== Objective ==
Copy out every line that contains the word "page".

== Raw records ==
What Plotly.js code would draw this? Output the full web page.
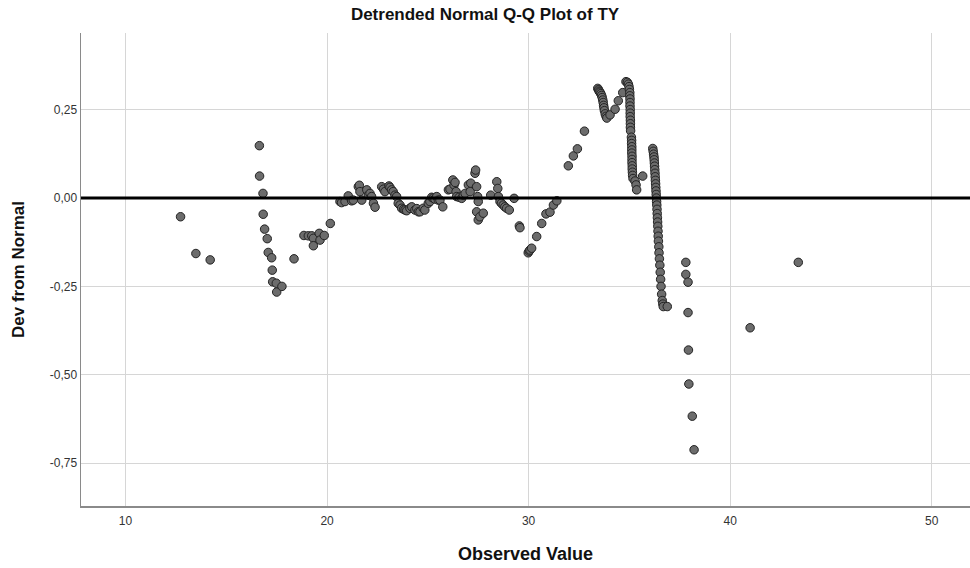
---
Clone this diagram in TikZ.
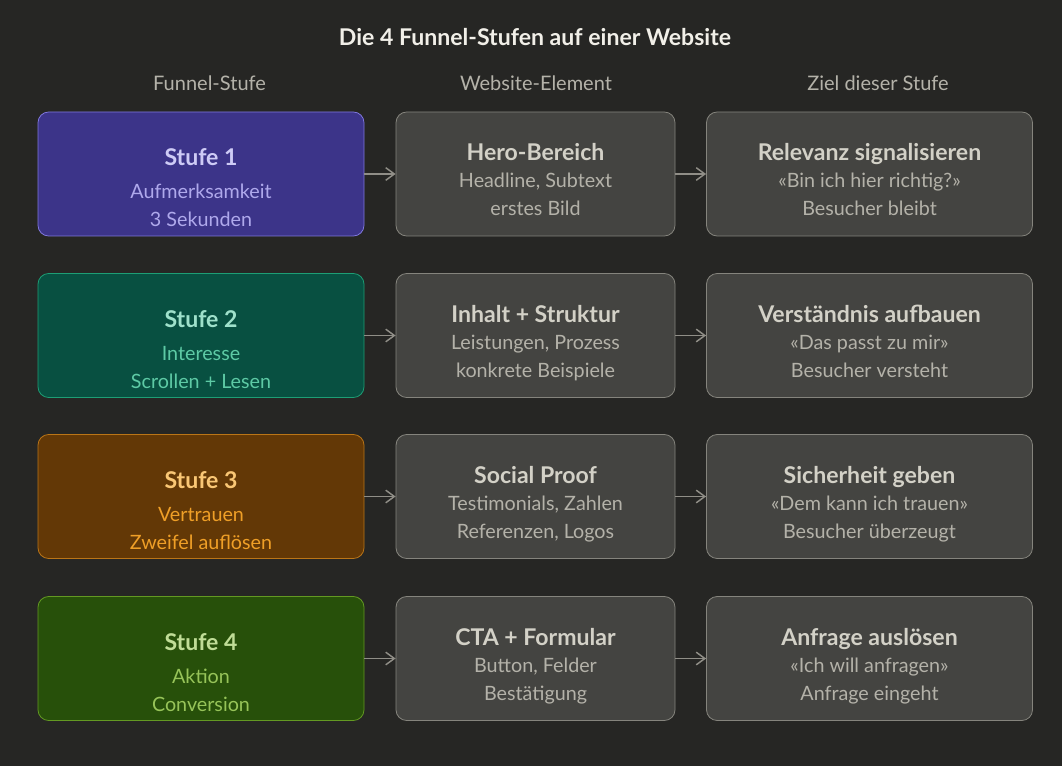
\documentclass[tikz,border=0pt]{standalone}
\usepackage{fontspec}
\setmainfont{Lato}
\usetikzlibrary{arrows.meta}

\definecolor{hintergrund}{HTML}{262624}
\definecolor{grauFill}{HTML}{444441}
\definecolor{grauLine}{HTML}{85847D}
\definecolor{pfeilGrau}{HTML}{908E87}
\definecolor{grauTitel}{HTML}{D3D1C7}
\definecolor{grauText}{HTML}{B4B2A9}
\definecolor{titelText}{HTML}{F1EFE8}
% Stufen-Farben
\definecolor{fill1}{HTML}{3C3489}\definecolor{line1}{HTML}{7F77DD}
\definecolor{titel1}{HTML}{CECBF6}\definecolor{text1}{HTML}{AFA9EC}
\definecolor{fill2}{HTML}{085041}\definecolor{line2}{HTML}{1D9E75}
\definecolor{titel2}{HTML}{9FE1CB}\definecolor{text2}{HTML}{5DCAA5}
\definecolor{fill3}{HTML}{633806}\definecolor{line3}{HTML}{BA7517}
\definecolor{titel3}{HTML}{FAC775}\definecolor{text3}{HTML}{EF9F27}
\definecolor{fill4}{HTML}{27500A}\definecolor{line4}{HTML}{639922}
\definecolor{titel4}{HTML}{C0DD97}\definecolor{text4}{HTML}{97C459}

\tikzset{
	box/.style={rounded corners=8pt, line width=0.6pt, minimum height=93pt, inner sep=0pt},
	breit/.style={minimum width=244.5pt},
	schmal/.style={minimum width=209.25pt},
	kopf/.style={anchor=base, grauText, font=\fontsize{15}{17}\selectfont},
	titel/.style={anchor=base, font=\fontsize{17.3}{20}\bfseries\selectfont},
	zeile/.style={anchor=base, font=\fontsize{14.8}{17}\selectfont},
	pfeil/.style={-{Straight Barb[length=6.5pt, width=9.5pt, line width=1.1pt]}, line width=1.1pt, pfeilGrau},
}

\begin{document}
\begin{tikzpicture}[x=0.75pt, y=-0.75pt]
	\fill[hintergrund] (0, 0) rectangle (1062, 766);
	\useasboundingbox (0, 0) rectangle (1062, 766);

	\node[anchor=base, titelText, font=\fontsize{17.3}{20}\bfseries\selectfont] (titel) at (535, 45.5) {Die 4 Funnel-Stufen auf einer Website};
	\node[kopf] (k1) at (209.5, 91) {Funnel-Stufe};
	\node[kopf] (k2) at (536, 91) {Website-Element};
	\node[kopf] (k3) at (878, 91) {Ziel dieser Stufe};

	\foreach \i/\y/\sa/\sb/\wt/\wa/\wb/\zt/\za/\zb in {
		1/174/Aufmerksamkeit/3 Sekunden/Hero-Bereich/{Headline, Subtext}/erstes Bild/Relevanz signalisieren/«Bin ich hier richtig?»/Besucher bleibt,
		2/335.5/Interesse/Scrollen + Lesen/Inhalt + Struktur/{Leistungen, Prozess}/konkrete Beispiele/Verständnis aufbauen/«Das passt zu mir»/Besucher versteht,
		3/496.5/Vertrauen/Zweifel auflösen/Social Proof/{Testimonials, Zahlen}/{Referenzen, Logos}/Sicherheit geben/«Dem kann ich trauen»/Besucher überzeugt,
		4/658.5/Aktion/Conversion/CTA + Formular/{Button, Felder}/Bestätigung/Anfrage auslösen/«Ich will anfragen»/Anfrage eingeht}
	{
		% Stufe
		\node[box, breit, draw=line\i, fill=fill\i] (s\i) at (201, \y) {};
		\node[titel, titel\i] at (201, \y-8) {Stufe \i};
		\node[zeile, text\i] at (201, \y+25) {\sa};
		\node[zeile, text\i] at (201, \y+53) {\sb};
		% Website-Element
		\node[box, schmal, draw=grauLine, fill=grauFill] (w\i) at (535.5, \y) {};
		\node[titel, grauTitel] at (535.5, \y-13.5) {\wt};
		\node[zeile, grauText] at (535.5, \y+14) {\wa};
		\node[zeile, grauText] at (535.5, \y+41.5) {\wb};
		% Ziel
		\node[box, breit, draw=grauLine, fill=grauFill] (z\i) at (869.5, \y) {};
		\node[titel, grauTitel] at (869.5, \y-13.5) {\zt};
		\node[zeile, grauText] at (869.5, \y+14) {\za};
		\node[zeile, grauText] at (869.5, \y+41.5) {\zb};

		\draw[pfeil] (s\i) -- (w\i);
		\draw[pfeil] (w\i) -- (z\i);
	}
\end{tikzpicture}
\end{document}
==
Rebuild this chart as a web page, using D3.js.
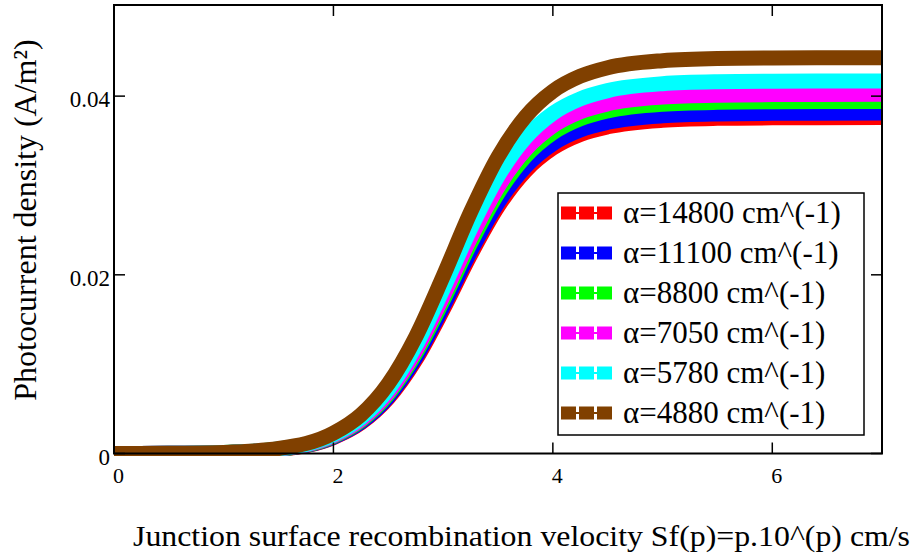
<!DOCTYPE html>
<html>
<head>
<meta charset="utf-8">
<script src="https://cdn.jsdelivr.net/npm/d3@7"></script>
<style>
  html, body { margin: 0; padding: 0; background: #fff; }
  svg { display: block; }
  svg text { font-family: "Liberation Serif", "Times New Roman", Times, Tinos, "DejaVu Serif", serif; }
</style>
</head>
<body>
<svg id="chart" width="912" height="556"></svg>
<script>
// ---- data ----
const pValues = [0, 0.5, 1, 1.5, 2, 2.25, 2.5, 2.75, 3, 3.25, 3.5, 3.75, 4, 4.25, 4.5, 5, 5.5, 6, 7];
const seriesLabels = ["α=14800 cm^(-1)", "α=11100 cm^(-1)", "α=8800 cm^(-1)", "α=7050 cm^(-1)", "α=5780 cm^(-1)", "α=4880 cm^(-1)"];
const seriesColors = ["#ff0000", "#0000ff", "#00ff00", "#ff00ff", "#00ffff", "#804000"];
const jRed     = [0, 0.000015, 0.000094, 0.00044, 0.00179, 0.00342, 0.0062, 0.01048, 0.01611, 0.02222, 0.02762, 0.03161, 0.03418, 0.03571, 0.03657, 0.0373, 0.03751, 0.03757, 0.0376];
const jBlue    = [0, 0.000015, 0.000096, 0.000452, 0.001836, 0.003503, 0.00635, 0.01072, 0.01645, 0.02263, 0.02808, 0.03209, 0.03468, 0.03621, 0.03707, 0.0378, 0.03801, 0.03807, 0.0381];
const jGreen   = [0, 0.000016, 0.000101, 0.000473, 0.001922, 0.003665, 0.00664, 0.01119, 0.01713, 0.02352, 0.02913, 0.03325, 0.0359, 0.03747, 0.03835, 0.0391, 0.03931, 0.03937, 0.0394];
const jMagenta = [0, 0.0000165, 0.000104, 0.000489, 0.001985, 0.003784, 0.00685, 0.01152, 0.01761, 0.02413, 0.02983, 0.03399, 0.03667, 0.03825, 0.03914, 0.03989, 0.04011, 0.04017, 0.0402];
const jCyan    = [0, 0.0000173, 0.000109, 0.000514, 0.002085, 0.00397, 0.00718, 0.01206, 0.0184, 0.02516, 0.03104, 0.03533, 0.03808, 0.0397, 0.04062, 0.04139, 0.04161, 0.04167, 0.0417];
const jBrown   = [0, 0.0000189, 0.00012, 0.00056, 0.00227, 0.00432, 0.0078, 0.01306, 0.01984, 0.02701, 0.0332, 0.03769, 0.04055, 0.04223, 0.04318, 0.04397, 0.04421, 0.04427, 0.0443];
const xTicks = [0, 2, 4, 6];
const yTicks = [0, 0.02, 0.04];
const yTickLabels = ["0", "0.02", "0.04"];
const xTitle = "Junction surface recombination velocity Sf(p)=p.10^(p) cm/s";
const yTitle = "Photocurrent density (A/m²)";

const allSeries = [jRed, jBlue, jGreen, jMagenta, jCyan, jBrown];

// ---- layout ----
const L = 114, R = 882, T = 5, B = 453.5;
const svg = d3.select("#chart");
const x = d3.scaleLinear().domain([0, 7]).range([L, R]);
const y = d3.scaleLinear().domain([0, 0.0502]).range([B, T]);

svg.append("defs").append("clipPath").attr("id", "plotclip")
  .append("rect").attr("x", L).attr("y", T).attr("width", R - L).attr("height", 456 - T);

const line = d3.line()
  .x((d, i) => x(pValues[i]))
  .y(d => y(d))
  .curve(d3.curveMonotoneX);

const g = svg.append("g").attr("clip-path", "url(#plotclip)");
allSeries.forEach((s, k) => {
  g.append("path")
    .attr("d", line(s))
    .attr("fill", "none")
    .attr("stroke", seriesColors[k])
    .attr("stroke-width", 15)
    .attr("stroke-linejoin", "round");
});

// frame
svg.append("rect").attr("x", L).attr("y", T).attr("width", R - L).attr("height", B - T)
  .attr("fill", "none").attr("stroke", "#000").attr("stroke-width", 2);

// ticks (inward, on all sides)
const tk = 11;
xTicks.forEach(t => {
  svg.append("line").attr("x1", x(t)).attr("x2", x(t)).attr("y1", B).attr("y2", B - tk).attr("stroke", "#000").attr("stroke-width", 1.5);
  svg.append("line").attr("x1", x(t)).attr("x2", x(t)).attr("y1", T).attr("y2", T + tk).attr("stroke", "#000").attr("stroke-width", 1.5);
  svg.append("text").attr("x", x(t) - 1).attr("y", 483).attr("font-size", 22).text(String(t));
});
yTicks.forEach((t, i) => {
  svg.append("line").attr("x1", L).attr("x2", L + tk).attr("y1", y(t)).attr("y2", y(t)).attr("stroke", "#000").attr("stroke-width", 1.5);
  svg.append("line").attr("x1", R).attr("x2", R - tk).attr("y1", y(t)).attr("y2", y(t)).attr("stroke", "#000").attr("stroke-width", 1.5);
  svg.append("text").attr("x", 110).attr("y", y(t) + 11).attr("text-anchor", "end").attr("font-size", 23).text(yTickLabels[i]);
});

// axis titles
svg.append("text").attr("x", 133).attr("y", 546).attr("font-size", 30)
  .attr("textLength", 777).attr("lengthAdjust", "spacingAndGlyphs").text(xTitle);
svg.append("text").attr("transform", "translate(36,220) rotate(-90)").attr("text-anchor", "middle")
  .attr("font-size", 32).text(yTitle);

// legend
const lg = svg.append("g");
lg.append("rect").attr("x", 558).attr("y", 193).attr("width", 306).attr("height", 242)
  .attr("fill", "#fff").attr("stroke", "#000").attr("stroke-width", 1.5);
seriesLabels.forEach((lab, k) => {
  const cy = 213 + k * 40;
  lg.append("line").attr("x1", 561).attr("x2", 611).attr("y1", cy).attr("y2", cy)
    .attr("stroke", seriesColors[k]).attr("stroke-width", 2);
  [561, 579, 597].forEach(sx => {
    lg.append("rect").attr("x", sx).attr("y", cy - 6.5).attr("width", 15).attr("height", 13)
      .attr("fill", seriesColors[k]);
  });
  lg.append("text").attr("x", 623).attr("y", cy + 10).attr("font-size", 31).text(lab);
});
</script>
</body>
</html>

== Complete answer ==
What Plotly.js code would draw this? Output the full web page.
Rebuild this chart as a web page, using D3.js.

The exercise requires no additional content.